Es folgte eine weitere Umbenennung am 15. April 1986 in „Ernst-Thälmann-Park“ und am 23. Mai 1993 wieder zurück in „Greifswalder Straße“. Der daneben liegende Güterbahnhof heißt seit seiner Eröffnung „Greifswalder Straße“. Und so wie er seinen Namen änderte, so wanderte auch der Personenbahnhof. Der Bahnhof hatte ursprünglich nur einen Außenbahnsteig, der in seinen Abmessungen in etwa dem Parkplatz von „Aldi“ dort an jener Stelle entspricht. Vierzehn Jahre später, 1889/90, wurde der Bahnhof östlich der Greifswalder Straße mit einem Mittelbahnsteig neu eröffnet. Im Zuge seines Umbaus 1983 bis 1985 wanderte der Bahnhof erneut um ca. zehn Meter nach Osten, um der damals neu gebauten Bahnbrücke über die Greifswalder mehr Raum zu geben. Der S-Bahnhof ist heute einer von zwanzig sogenannten Stammbahnhöfen der Berliner S-Bahn, mit Fahrkartenverkauf und Aufsicht. Außerdem verfügt er über eine dreigleisige sogenannte Kehranlage, wo Züge abgestellt und ein- und ausgesetzt werden können (im letzten Falle >kehren< sie dann quasi um). Das Gebäude am Bahnhofsende beherbergte bis etwa zum Ende der Deutschen Reichsbahn 1993 eine Kantine, in der sich unter anderem Zugführer der S-Bahn nach Vorbestellung über Funk, einen Teller mit einer warmen Mahlzeit holen konnten. Das Stellwerk ganz am Ende der Kehranlage, es stand kurz vor der Kniprodestraßenbrücke, ist vor einigen Jahren abgerissen worden.

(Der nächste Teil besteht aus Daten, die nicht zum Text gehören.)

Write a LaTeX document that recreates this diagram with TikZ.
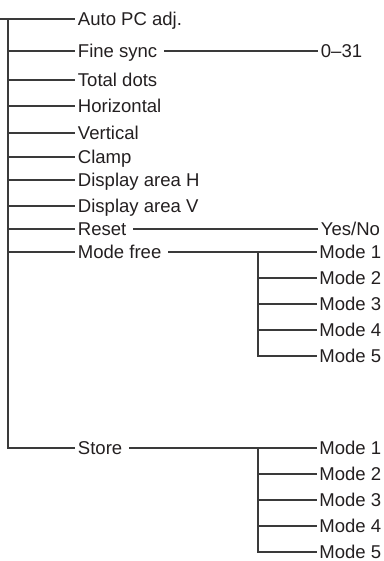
\documentclass[tikz,border=0pt]{standalone}
\usepackage{fontspec}
\setmainfont{Liberation Sans}
\definecolor{txt}{HTML}{231F20}
\definecolor{ln}{HTML}{3A3A3A}
\begin{document}
\begin{tikzpicture}[x=0.75pt,y=-0.75pt,
  lbl/.style={anchor=west,inner xsep=2pt,inner ysep=0pt,text height=9.9pt,text depth=0pt,
    font=\fontsize{13.9}{16}\selectfont,text=txt},
  conn/.style={draw=ln,line width=1pt},
  gap/.style={shorten <=3pt}]
\useasboundingbox (0,0) rectangle (384,561);
% first level
\node[lbl] (auto)  at (75,19)  {Auto PC adj.};
\node[lbl] (fine)  at (75,51)  {Fine sync};
\node[lbl] (dots)  at (75,80)  {Total dots};
\node[lbl] (hor)   at (75,106) {Horizontal};
\node[lbl] (ver)   at (75,133) {Vertical};
\node[lbl] (clamp) at (75,157) {Clamp};
\node[lbl] (dah)   at (75,180) {Display area H};
\node[lbl] (dav)   at (75,206) {Display area V};
\node[lbl] (reset) at (75,229) {Reset};
\node[lbl] (free)  at (75,252) {Mode free};
\node[lbl] (store) at (75,448) {Store};
% second level
\node[lbl] (range) at (318,51)  {0–31};
\node[lbl] (yesno) at (318,229) {Yes/No};
\node[lbl] (fm1) at (316.5,252) {Mode 1};
\node[lbl] (fm2) at (316.5,278) {Mode 2};
\node[lbl] (fm3) at (316.5,304) {Mode 3};
\node[lbl] (fm4) at (316.5,330) {Mode 4};
\node[lbl] (fm5) at (316.5,356) {Mode 5};
\node[lbl] (sm1) at (316.5,448) {Mode 1};
\node[lbl] (sm2) at (316.5,474) {Mode 2};
\node[lbl] (sm3) at (316.5,500) {Mode 3};
\node[lbl] (sm4) at (316.5,526) {Mode 4};
\node[lbl] (sm5) at (316.5,552) {Mode 5};
% connectors
\coordinate (in)  at (0,19);
\coordinate (top) at (8,19);
\coordinate (fj)  at (258,252);
\coordinate (sj)  at (258,448);
\draw[conn] (in) -- (auto.west);
\draw[conn] (top) |- (store.west);
\foreach \n in {fine,dots,hor,ver,clamp,dah,dav,reset,free}
  \draw[conn] (top |- \n.west) -- (\n.west);
\draw[conn,gap] (fine.east) -- (range.west);
\draw[conn,gap] (reset.east) -- (yesno.west);
\draw[conn,gap] (free.east) -- (fm1.west);
\draw[conn] (fj) |- (fm5.west);
\foreach \n in {fm2,fm3,fm4}
  \draw[conn] (fj |- \n.west) -- (\n.west);
\draw[conn,gap] (store.east) -- (sm1.west);
\draw[conn] (sj) |- (sm5.west);
\foreach \n in {sm2,sm3,sm4}
  \draw[conn] (sj |- \n.west) -- (\n.west);
\end{tikzpicture}
\end{document}
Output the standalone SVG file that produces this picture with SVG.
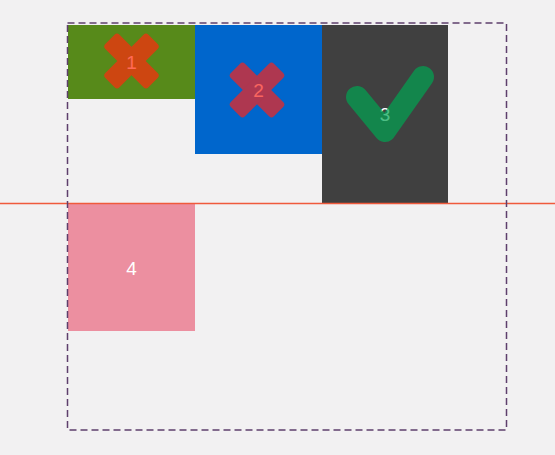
<svg xmlns="http://www.w3.org/2000/svg" width="555" height="455" viewBox="0 0 555 455">
<style>
.lbl{font-family:"Liberation Sans",Arial,sans-serif;font-size:19px;fill:#ffffff;text-anchor:middle;dominant-baseline:central}
.mark{opacity:0.7}
</style>
<defs>
<g id="cross">
<rect x="-30.5" y="-10" width="61" height="20" rx="3.5" transform="rotate(45)"/>
<rect x="-30.5" y="-10" width="61" height="20" rx="3.5" transform="rotate(-45)"/>
</g>
</defs>
<rect width="555" height="455" fill="#f2f1f2"/>
<g id="node1">
<rect x="68" y="25" width="127" height="74" fill="#578a1a"/>
<text class="lbl" x="131.5" y="62">1</text>
<use href="#cross" x="131.5" y="61" fill="#ff2a0e" class="mark"/>
</g>
<g id="node2">
<rect x="195" y="25" width="127" height="129" fill="#0066cc"/>
<text class="lbl" x="258.5" y="90">2</text>
<use href="#cross" x="257" y="90" fill="#f8241c" class="mark"/>
</g>
<g id="node3">
<rect x="322" y="25" width="126" height="178" fill="#404040"/>
<text class="lbl" x="385" y="114">3</text>
<path d="M357,97 L385,131 L423,77" fill="none" stroke="#00a451" stroke-width="22" stroke-linecap="round" stroke-linejoin="round" class="mark"/>
</g>
<g id="node4">
<rect x="68" y="203" width="127" height="128" fill="#ec8fa0"/>
<text class="lbl" x="131.5" y="268">4</text>
</g>
<g id="connectors">
<line x1="0" y1="203.5" x2="555" y2="203.5" stroke="#f05a3c" stroke-width="1.5"/>
<rect x="67.5" y="23" width="439" height="407" fill="none" stroke="#5e3f6c" stroke-width="1.5" stroke-dasharray="7,4"/>
</g>
</svg>
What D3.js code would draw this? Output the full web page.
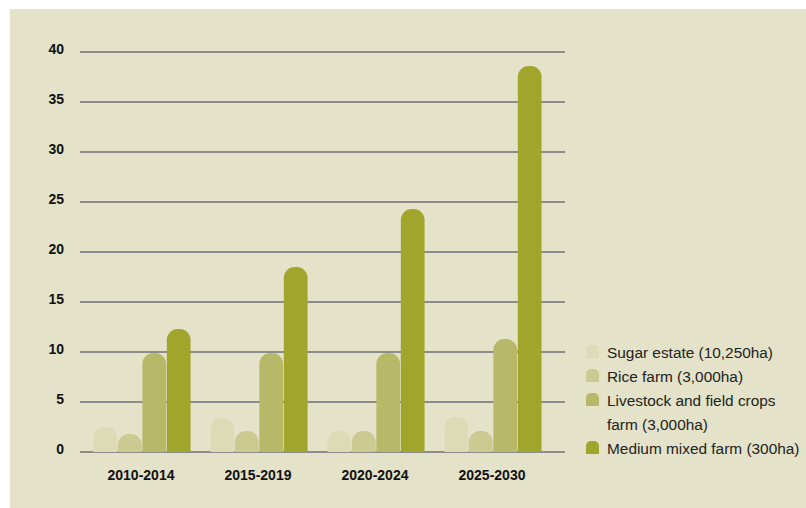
<html>
<head>
<style type="text/css">
	body{ margin:0; background:#fff; }
	svg{ display:block; }
</style>
<script src="https://cdn.jsdelivr.net/npm/d3@7"></script>
</head>
<body>
<svg id="svg" width="806" height="508"></svg>
<script type="text/javascript">

	var periods = ["2010-2014", "2015-2019", "2020-2024", "2025-2030"];
	var seriesNames = ["Sugar estate (10,250ha)", "Rice farm (3,000ha)", "Livestock and field crops farm (3,000ha)", "Medium mixed farm (300ha)"];
	var sugar = [2.5, 3.4, 2.1, 3.5];
	var rice = [1.8, 2.1, 2.1, 2.1];
	var livestock = [9.9, 9.9, 9.9, 11.3];
	var mixed = [12.3, 18.5, 24.3, 38.6];
	var yTicks = [0, 5, 10, 15, 20, 25, 30, 35, 40];
	var colors = ["#dddbb5", "#cbca91", "#b8b968", "#a2a52b"];

	var series = [sugar, rice, livestock, mixed];

	var svg = d3.select("#svg");
	svg.append("rect").attr("x",10).attr("y",9).attr("width",796).attr("height",499).style("fill","#e4e2c8");

	var y = d3.scaleLinear().domain([0,40]).range([452,52]);
	var x0 = d3.scaleBand().domain(periods).range([83.5,551.5]).paddingInner(0.17).paddingOuter(0.085);
	var x1 = d3.scaleBand().domain(d3.range(4)).range([0,x0.bandwidth()]).paddingInner(0.03);

	//gridlines
	svg.append("g").selectAll("line").data(yTicks).enter().append("line")
		.attr("x1",80).attr("x2",565)
		.attr("y1",function(d){ return y(d); })
		.attr("y2",function(d){ return y(d); })
		.style("stroke","#8c8c8c").style("stroke-width",2);

	svg.append("g").selectAll("text").data(yTicks).enter().append("text")
		.attr("x",64).attr("y",function(d){ return y(d)+1.5; })
		.attr("text-anchor","end")
		.style("font-family","Liberation Sans, Arial, sans-serif").style("font-weight","bold").style("font-size","14px").style("fill","#111")
		.text(function(d){ return d; });

	function topRounded(x, yTop, w, h, r){
		r = Math.min(r, w/2, h);
		return "M"+x+","+(yTop+h)+"V"+(yTop+r)+"A"+r+","+r+" 0 0 1 "+(x+r)+","+yTop
			+"H"+(x+w-r)+"A"+r+","+r+" 0 0 1 "+(x+w)+","+(yTop+r)+"V"+(yTop+h)+"Z";
	}

	//bars
	var groups = svg.append("g").selectAll("g").data(periods).enter().append("g")
		.attr("transform", function(d){ return "translate("+x0(d)+",0)"; });

	groups.selectAll("path").data(function(d,i){ return series.map(function(s,k){ return {k:k, v:s[i]}; }); })
		.enter().append("path")
		.attr("d", function(d){ return topRounded(x1(d.k), y(d.v), x1.bandwidth(), y(0)-y(d.v), 11); })
		.style("fill", function(d){ return colors[d.k]; });

	svg.append("g").selectAll("text").data(periods).enter().append("text")
		.attr("x", function(d){ return x0(d)+x0.bandwidth()/2 - 1; })
		.attr("y", 480)
		.attr("text-anchor","middle")
		.style("font-family","Liberation Sans, Arial, sans-serif").style("font-weight","bold").style("font-size","14px").style("fill","#111")
		.text(function(d){ return d; });

	//legend
	var legendLines = [["Sugar estate (10,250ha)"], ["Rice farm (3,000ha)"], ["Livestock and field crops", "farm (3,000ha)"], ["Medium mixed farm (300ha)"]];
	var legendY = [352, 376, 400, 448];
	var lg = svg.append("g").selectAll("g").data(legendLines).enter().append("g")
		.attr("transform", function(d,i){ return "translate(586,"+legendY[i]+")"; });
	lg.append("path")
		.attr("d", function(){ return topRounded(0,-7,13,13,5); })
		.style("fill", function(d,i){ return colors[i]; });
	lg.append("text")
		.attr("x",21).attr("y",5.5)
		.style("font-family","Liberation Sans, Arial, sans-serif").style("font-size","15.4px").style("fill","#222")
		.selectAll("tspan").data(function(d){ return d; }).enter().append("tspan")
		.attr("x",21).attr("dy", function(d,j){ return j ? 24 : 0; })
		.text(function(d){ return d; });

</script>
</body>
</html>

Zeitung Berlin Prenzlauer Berg Magazin
Einzig noch erhaltene Gebäude des Güterbahnhofs Greifswalder Straße, Foto: rg

Der Güterbahnhof hat dafür zwei Standorte und nur einer ist bisher geschlossen. Der westlich der Hauptstraße gelegene Teil, mit seinen ehemaligen Abfertigungsgebäuden und dem historischen Stellwerk steht seit einigen Jahren unter Denkmalschutz. Hinter dem eigentlichen Güterbahnhof hatte das Gaswerk seine eigenen Gütergleise, die sich bis zur Prenzlauer Allee zogen. Diese Gleise wurden sogar noch beim Abbruch des Gaswerks ab 1982 genutzt. Aus Sicherheitsgründen (Funkenflug) wurden auf dem Kraftwerksgelände sogenannte Dampfspeicherloks zum Rangieren der Waggons benutzt. Stückgutabfertigung muss es noch bis Ende der 80er-Jahre gegeben haben. Zumindest entsinne ich mich noch an Stückgutwagen der Deutschen Post, die dort standen und be- oder entladen wurden. Von diesem alten Güterbahnhof aus wurde auch die Ziegelei und Schreinerei auf dem Helmholtzplatz, per umladen in eine Feldbahn, beliefert. Die Deutsche Bahn entfernte vor etwa zehn Jahren alle Gleise des Güterbahnhofs. Das Areal ist in der Folge als Bahnhofsgelände vor einigen Jahren von einem Investor erworben worden, der dort Wohnungen bauen möchte. Die historischen Güterabfertigungsgebäude muss er allerdings erhalten.

 

Die Stromschiene für den Vorortpersonenverkehr, der ab 1928 oder 1930 „S-Bahn“ hieß, wurde am 1. Februar 1929 in Betrieb genommen. Die Masten der Oberleitung für den Güter- und Fernverkehr wurden 1984 per Helikopter gesetzt. Sie wurden per Stahlseil an ihrem Lagerort, dem damaligen Containerbahnhof Frankfurter Allee, an die Hubschrauber geklinkt und dann an die entsprechenden Stellen geflogen, wo bereits Montageteams am Boden warteten. Der Fahrdraht wurde normal vom Gleis aus verlegt. 

Der östliche Teil des Güterbahnhofs wird noch heute, unter anderem von Brennstoffhändlern, von Lichtner-Dyckerhoff Beton (Baustoffhändler), RIA Systemservice GmbH, Centro Italia (Supermercato & Bistro), BARLU Lebensmittelgroßhandel, u. a. Fisch & Fleisch zu Großhandelspreisen und dem Rollerdealer Prenzl'berg (Motorrollerhändler & Werkstatt) genutzt.

Wie ich aus gut informierten Kreisen weiß, möchte die Landes- und Bezirkspolitik diesen Güterbahnhof auch in den nächsten Jahrzehnten aus ökologischen Gründen erhalten, kommen so doch Baustoffe auch weiterhin per Schiene und nicht nur per Lkw in die Stadt.